Housel spoke Wednesday at the Morningstar Investment Conference in Chicago. A common theme in his behavioral finance presentation was the way people think about risk. Usually when people think about it, they think of it as something they can’t control: that it’s something that happens to them, something the market does, some sort of economic cycle or another external factor.

But that’s what makes them their own worst enemy when it comes to investing. People’s unique experiences and their biases will color their views on life, and on investing in particular. That can have more of an impact on their portfolio return than other factors, he said.

“Behavior is the most important part of investing, and it’s the only thing you can control,” he said.

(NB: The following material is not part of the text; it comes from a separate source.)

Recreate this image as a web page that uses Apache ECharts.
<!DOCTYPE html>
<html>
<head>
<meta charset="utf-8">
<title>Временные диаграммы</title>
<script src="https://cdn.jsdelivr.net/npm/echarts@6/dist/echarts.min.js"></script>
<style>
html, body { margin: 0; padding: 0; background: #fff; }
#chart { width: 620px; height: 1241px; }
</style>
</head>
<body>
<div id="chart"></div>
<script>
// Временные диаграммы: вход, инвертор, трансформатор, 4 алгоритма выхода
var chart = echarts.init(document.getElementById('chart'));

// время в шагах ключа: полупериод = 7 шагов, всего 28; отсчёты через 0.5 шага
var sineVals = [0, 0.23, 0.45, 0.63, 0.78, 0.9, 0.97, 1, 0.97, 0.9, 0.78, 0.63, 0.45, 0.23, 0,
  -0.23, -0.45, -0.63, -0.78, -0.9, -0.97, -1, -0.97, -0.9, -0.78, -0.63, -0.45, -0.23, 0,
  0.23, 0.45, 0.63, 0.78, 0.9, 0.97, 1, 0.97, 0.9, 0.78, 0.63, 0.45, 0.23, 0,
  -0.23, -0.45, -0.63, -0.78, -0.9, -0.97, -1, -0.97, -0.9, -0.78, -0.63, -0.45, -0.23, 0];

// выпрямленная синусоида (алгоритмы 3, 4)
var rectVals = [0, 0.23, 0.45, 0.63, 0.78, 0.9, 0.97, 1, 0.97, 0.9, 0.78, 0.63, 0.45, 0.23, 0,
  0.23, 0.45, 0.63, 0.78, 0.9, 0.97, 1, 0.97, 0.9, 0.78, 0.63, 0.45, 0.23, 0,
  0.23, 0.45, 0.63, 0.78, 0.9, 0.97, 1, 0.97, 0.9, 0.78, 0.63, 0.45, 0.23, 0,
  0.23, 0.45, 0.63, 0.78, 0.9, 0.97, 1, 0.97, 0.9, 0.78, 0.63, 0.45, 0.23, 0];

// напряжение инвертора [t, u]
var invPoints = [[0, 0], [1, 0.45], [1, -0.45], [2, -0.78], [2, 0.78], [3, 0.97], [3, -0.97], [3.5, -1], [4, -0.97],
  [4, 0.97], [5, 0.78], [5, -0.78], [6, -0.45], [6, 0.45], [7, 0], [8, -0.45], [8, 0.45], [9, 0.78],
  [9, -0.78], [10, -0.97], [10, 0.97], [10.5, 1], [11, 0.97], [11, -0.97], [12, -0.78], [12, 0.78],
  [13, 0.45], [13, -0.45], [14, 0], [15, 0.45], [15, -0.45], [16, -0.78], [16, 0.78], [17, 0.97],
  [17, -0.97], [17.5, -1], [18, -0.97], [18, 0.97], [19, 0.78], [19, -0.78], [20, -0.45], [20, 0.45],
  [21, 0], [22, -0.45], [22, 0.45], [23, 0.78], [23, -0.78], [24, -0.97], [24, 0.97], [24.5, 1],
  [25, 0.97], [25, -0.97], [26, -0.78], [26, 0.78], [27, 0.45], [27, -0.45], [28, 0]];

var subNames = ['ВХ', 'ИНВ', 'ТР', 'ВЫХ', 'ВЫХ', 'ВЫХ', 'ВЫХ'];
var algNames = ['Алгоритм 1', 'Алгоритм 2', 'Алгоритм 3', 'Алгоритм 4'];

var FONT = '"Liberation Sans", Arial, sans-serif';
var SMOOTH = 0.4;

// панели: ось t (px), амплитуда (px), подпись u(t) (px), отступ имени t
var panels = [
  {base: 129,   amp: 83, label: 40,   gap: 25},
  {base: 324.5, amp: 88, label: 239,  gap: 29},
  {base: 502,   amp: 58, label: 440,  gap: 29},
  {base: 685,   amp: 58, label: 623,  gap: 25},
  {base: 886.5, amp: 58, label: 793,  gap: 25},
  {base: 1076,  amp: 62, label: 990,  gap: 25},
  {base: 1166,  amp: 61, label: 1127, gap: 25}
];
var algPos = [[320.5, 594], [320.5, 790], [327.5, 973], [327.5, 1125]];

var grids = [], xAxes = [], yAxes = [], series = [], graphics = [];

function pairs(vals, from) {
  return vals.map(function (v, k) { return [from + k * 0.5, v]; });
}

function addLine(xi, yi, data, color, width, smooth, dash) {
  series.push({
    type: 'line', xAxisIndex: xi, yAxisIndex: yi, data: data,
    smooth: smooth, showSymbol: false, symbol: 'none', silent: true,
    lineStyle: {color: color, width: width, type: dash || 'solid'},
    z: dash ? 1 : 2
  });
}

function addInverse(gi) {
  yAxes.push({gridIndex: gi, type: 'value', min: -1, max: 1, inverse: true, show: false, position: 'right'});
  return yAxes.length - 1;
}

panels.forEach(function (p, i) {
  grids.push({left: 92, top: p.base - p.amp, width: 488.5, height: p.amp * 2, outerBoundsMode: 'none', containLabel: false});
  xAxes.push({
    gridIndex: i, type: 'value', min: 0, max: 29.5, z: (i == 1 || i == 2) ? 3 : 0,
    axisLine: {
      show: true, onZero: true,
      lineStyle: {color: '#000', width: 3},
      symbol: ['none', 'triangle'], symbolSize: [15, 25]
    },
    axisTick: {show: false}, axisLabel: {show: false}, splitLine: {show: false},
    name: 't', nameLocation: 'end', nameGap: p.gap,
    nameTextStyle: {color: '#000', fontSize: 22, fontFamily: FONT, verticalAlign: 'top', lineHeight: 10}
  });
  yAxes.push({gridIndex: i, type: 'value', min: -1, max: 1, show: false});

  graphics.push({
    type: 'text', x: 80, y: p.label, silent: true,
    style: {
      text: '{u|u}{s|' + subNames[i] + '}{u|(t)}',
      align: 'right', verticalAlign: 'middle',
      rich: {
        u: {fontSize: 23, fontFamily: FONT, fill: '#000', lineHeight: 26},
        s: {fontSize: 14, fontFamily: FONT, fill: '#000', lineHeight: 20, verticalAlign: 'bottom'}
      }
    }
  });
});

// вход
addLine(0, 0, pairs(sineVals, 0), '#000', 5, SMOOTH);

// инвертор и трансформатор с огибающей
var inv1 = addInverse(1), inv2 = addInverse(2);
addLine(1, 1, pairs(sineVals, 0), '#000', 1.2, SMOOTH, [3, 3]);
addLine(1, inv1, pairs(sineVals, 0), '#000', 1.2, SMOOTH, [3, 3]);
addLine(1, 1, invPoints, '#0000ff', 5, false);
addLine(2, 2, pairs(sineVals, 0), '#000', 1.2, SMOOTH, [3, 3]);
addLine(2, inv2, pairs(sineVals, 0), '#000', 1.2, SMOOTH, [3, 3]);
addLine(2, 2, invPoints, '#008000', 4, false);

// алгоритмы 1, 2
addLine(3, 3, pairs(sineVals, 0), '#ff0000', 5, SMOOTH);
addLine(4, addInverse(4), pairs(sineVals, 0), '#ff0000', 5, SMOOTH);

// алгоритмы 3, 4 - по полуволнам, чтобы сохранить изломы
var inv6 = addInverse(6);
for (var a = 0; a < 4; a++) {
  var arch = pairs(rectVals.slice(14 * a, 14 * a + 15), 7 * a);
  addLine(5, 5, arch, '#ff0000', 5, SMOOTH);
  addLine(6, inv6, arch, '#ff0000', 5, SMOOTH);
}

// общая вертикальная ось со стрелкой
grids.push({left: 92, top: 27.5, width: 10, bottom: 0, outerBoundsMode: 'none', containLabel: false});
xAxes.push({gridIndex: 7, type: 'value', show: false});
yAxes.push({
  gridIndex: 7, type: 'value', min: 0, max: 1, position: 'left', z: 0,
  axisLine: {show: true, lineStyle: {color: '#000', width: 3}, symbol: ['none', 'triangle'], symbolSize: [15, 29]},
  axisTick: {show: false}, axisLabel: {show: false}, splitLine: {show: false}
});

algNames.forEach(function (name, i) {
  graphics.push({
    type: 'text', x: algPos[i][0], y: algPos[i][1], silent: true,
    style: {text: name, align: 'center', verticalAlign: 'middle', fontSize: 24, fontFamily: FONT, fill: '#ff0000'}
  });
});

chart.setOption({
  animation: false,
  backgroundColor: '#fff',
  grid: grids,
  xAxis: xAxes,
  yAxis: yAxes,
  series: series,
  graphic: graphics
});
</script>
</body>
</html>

But because people can learn to control their behavior, he said he’s optimistic they can also maximize their wealth. He gave examples of how financial advisors can understand key parts of investor behavior to help guide clients to good outcomes.

1. Good investing is not about what someone knows but about how someone behaves. It’s one of the few activities in which smart people become gullible and can’t think about risk in a rational way. When high stakes are combined with the unknown causes of big events, it can cause people to lose their way.

Housel said the research he has done suggests that an individual’s risk tolerance depends on his or her life experience. “Everyone anchors to their own past,” he said.

What helps to combat that bias is talking to as many different people as possible, in different countries and in various generations, including those whose experience is different and who have different viewpoints. “You cannot assume they are not as smart as you or have more information. They might have as much data as you, be as smart, but have experienced life differently,” he said.